Ovation

Ovation powerfully reimagines Marco Brambilla’s earlier video art work Sync (2005), focusing exclusively on cinematic portrayals of audience reactions. Through a carefully curated and meticulously edited sequence of iconic film clips, viewers are presented with a spectrum of emotional responses – from awe and rapture to fear and laughter – captured in evocative slow motion.

Civilization (Megaplex)

In Civilization (Megaplex), Brambilla constructs a vertical video scroll depicting an endless ascent from hell to heaven. Populated by hundreds of characters and scenes sampled from Hollywood cinema, the work reimagines religious iconography through a pop-culture lens. This continuous loop invites reflection on the interplay between morality, aspiration, and the spectacle of modern media.

Evolution (Megaplex)

Evolution (Megaplex) offers a horizontally scrolling tapestry that retells human evolution and history through cinematic imagery. Inspired by natural history museum dioramas, the work assembles elements from hundreds of films to depict an apocalyptic spectacle of human conflict. Looped sequences contribute to a hypnotic circularity, allowing viewers to parse Brambilla’s dense imagery repeatedly.

Creation (Megaplex)

Set between the birth and death of the universe, Creation (Megaplex) continues Brambilla’s series exploring the human condition through cinematic collage. This 3D video mural presents a cosmic journey from the Big Bang through embryonic inception, an idyllic Eden, to urban sprawl and eventual annihilation, before looping back to origin. Utilizing groundbreaking 3D technology, the work offers a surreal illusion of depth and vivid imagery, inviting viewers to contemplate the cyclical nature of existence.

King Size (Megaplex)

Commissioned for the opening of the MSG sphere in Las Vegas, King Size is a monumental 8K-resolution video collage that pays homage to the intertwined legacies of Elvis Presley and Las Vegas, examining their roles as metaphors for the American Dream’s entropic trajectory. 

Heaven’s Gate (Megaplex)

Heaven’s Gate is part of the Megaplex series of video collages, presenting an explosion of visuals that engulfs viewers in a kaleidoscopic dreamscape.

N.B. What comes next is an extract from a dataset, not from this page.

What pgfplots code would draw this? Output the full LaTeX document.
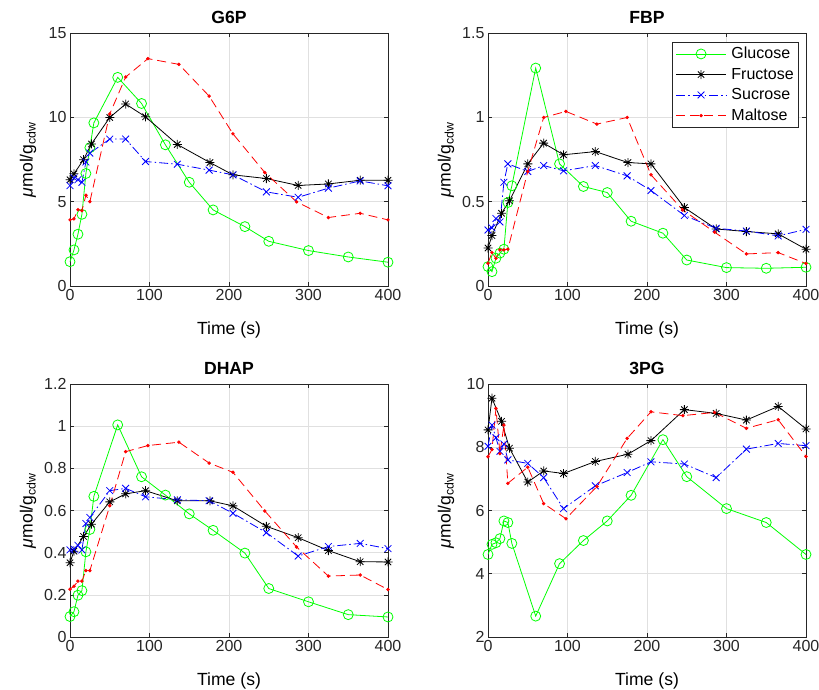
\documentclass[border=0pt]{standalone}
\usepackage{fontspec}
\setmainfont{Liberation Sans}
\usepackage{pgfplots}
\pgfplotsset{compat=1.18}
\definecolor{mgreen}{rgb}{0,1,0}
\definecolor{axgray}{rgb}{0.15,0.15,0.15}
\pgfdeclareplotmark{mstar}{%
 \pgfpathmoveto{\pgfqpoint{0pt}{\pgfplotmarksize}}\pgfpathlineto{\pgfqpoint{0pt}{-\pgfplotmarksize}}%
 \pgfpathmoveto{\pgfqpoint{\pgfplotmarksize}{0pt}}\pgfpathlineto{\pgfqpoint{-\pgfplotmarksize}{0pt}}%
 \pgfpathmoveto{\pgfqpoint{0.7071\pgfplotmarksize}{0.7071\pgfplotmarksize}}\pgfpathlineto{\pgfqpoint{-0.7071\pgfplotmarksize}{-0.7071\pgfplotmarksize}}%
 \pgfpathmoveto{\pgfqpoint{-0.7071\pgfplotmarksize}{0.7071\pgfplotmarksize}}\pgfpathlineto{\pgfqpoint{0.7071\pgfplotmarksize}{-0.7071\pgfplotmarksize}}%
 \pgfusepathqstroke}
\pgfplotsset{
 myax/.style={width=318pt,height=253pt,scale only axis,
  xmin=0,xmax=400,xtick={0,100,200,300,400},
  grid=major, major grid style={color=black!12,line width=0.5pt},
  axis line style={color=axgray,line width=0.6pt},
  tick style={color=axgray,line width=0.6pt},
  major tick length=4pt, tick align=inside,
  /pgf/number format/assume math mode=true,
  tick label style={font=\fontsize{16}{19}\selectfont,color=axgray},
  label style={font=\fontsize{17.6}{21}\selectfont},
  title style={font=\bfseries\fontsize{17.6}{21}\selectfont},
  xlabel={Time (s)},
  ylabel={\textit{μ}mol/g\textsubscript{cdw}},
  xlabel style={at={(axis description cs:0.5,-0.19)},anchor=base},
  ylabel style={at={(axis description cs:-0.132,0.5)},anchor=center},
  clip=false},
 gl/.style={color=mgreen,mark=o,mark size=5pt,line width=0.8pt,solid},
 fr/.style={color=black,mark=mstar,mark size=4.5pt,line width=0.8pt,solid},
 su/.style={color=blue,mark=x,mark size=4.8pt,line width=0.8pt,dash pattern=on 9pt off 3pt on 1.5pt off 3pt,mark options={solid}},
 ma/.style={color=red,mark=*,mark size=1.3pt,line width=0.8pt,dash pattern=on 9pt off 5pt,mark options={solid}},
}
\begin{document}
\begin{tikzpicture}
% ---------------- G6P
\begin{axis}[myax,at={(70pt,404pt)},anchor=south west,ymin=0,ymax=15,ytick={0,5,10,15},title={G6P}]
\addplot[gl] coordinates {(0,1.44)(5,2.14)(10,3.07)(15,4.25)(20,6.67)(25,8.2)(30,9.67)(60,12.37)(90,10.82)(120,8.37)(150,6.15)(180,4.51)(220,3.52)(250,2.65)(300,2.10)(350,1.72)(400,1.41)};
\addplot[fr] coordinates {(0,6.3)(5,6.65)(17,7.49)(27,8.42)(50,9.99)(70,10.79)(95,10.03)(135,8.39)(176,7.32)(205,6.59)(247,6.37)(287,5.96)(325,6.05)(365,6.27)(400,6.27)};
\addplot[su] coordinates {(0,5.95)(5,6.41)(10,6.3)(15,6.15)(20,7.35)(25,7.88)(50,8.71)(70,8.71)(95,7.38)(135,7.22)(175,6.87)(205,6.59)(247,5.58)(287,5.26)(325,5.80)(365,6.23)(400,5.94)};
\addplot[ma] coordinates {(0,3.92)(5,3.98)(10,4.52)(15,4.47)(20,5.38)(25,5.0)(50,10.2)(70,12.39)(98,13.48)(137,13.14)(175,11.26)(205,9.02)(245,6.73)(285,4.99)(325,4.06)(365,4.31)(400,3.92)};
\end{axis}
% ---------------- FBP
\begin{axis}[myax,at={(488pt,404pt)},anchor=south west,ymin=0,ymax=1.5,ytick={0,0.5,1,1.5},title={FBP},
 legend cell align=left,
 legend style={at={(0.978,0.964)},anchor=north east,draw=axgray,line width=0.6pt,font=\fontsize{16}{19}\selectfont,row sep=3.8pt,inner sep=3pt,
  /tikz/every odd column/.append style={column sep=3pt}},
 legend image code/.code={\draw[mark repeat=2,mark phase=2,#1] plot coordinates {(0pt,0pt) (25pt,0pt) (50pt,0pt)};}]
\addplot[gl] coordinates {(0,0.115)(5,0.085)(10,0.165)(15,0.195)(20,0.218)(25,0.495)(30,0.594)(60,1.292)(90,0.724)(120,0.590)(150,0.554)(180,0.384)(220,0.313)(250,0.154)(300,0.109)(350,0.105)(400,0.111)};
\addplot[fr] coordinates {(0,0.225)(5,0.299)(17,0.431)(27,0.505)(50,0.724)(70,0.847)(95,0.778)(135,0.797)(176,0.732)(205,0.724)(247,0.465)(287,0.338)(325,0.323)(365,0.309)(400,0.218)};
\addplot[su] coordinates {(0,0.332)(5,0.345)(10,0.40)(15,0.38)(20,0.615)(25,0.724)(50,0.679)(70,0.714)(95,0.683)(135,0.714)(175,0.653)(205,0.566)(247,0.418)(287,0.342)(325,0.326)(365,0.297)(400,0.336)};
\addplot[ma] coordinates {(0,0.135)(5,0.198)(10,0.164)(15,0.214)(20,0.214)(25,0.218)(50,0.679)(70,0.999)(98,1.035)(137,0.960)(175,0.999)(205,0.659)(245,0.451)(285,0.319)(325,0.190)(365,0.198)(400,0.133)};
\legend{Glucose,Fructose,Sucrose,Maltose}
\end{axis}
% ---------------- DHAP
\begin{axis}[myax,at={(70pt,53pt)},anchor=south west,ymin=0,ymax=1.2,ytick={0,0.2,0.4,0.6,0.8,1,1.2},title={DHAP}]
\addplot[gl] coordinates {(0,0.097)(5,0.12)(10,0.198)(15,0.22)(20,0.404)(25,0.51)(30,0.667)(60,1.006)(90,0.760)(120,0.673)(150,0.584)(180,0.506)(220,0.398)(250,0.230)(300,0.167)(350,0.106)(400,0.095)};
\addplot[fr] coordinates {(0,0.352)(5,0.407)(17,0.477)(27,0.535)(50,0.641)(70,0.679)(95,0.694)(135,0.646)(176,0.646)(205,0.622)(247,0.525)(287,0.471)(325,0.410)(365,0.357)(400,0.356)};
\addplot[su] coordinates {(0,0.413)(5,0.417)(10,0.435)(15,0.413)(20,0.538)(25,0.567)(50,0.694)(70,0.705)(95,0.665)(135,0.651)(175,0.646)(205,0.587)(247,0.495)(287,0.384)(325,0.429)(365,0.444)(400,0.419)};
\addplot[ma] coordinates {(0,0.227)(5,0.241)(10,0.265)(15,0.265)(20,0.315)(25,0.315)(50,0.622)(70,0.879)(98,0.908)(137,0.924)(175,0.825)(205,0.781)(245,0.598)(285,0.427)(325,0.289)(365,0.294)(400,0.225)};
\end{axis}
% ---------------- 3PG
\begin{axis}[myax,at={(488pt,53pt)},anchor=south west,ymin=2,ymax=10,ytick={2,4,6,8,10},title={3PG}]
\addplot[gl] coordinates {(0,4.61)(5,4.93)(10,4.98)(15,5.11)(20,5.67)(25,5.62)(30,4.96)(60,2.66)(90,4.32)(120,5.05)(150,5.67)(180,6.48)(220,8.24)(250,7.07)(300,6.06)(350,5.62)(400,4.61)};
\addplot[fr] coordinates {(0,8.55)(5,9.55)(17,8.82)(27,7.97)(50,6.90)(70,7.25)(95,7.17)(135,7.55)(176,7.78)(205,8.21)(247,9.19)(287,9.07)(325,8.86)(365,9.29)(400,8.58)};
\addplot[su] coordinates {(0,8.03)(5,8.7)(10,8.3)(15,7.87)(20,8.1)(25,7.6)(50,7.49)(70,7.04)(95,6.06)(135,6.78)(175,7.20)(205,7.54)(247,7.47)(287,7.04)(325,7.94)(365,8.12)(400,8.05)};
\addplot[ma] coordinates {(0,7.7)(5,7.93)(10,9.23)(15,7.8)(20,8.7)(25,6.86)(50,7.37)(70,6.22)(98,5.74)(137,6.76)(175,8.28)(205,9.12)(245,9.00)(285,9.10)(325,8.60)(365,8.87)(400,7.71)};
\end{axis}
\pgfresetboundingbox
\path (0pt,0pt) rectangle (819pt,690pt);
\end{tikzpicture}
\end{document}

The series — including Civilization, Evolution, Creation, and Heaven’s Gate (2008–21) — is conceived by Marco Brambilla as unfolding between the birth and death of the universe. The artwork takes viewers on a journey through Dante’s seven levels of Purgatory, each depicted as a fantastical landscape composed of loo-ping samples from Hollywood’s Golden Age. Drawing on Hollywood dreams and excesses—while referencing gaming, news, cinema, and reality TV —this installation weaves these heterogenous images into a hyper-sensory parallel universe.

Pelleas Et Melisande

This production of Debussy’s only opera, Pelléas et Mélisande, presents a new concept of abstract staging where the entire scene is formed by a concave mirror, creating the impression of being inside a silver eye ball.

Commissioned for Opera Vlaanderen, Brambilla’s staging employs surreal celestial imagery to craft a metaphysical journey through themes of loneliness, violence, drama, resolution, and death. The abstract video backdrop transforms the opera into a psychological portal, immersing viewers in the subconscious realms of its characters.

Celluloid Dorothy

In this continuous video loop, Marco Brambilla presents a stylized close-up of a doe-eyed Dorothy  from The Wizard of Oz (1939) played by Judy Garland as she drifts into a dream like state. The interplay between light and shadow on the celluloid enhances the hypnotic rhythm, deepening the dreamlike quality. Layered visuals are made to blur the boundary between real and illusion, transforming Dorothy’s journey as an abstract homage to the golden age of filmmaking. In doing so, Brambilla invites viewers to experience Dorothy’s dream as both intimate and universal.

Apollo XVIII

Apollo XVIII is a multi-channel video installation that explores man’s relationship to space exploration.

Getaway

Shot from the point of view of a passenger aircraft, Getaway begins with an aerial view of a generic industrial district and ends with a landing on the main runway at Los Angeles’s LAX airport. The video is presented on a small LCD screen in a plastic setting designed after a 1970s Pan Am airline tray—a relic from a time when passengers could fly in style.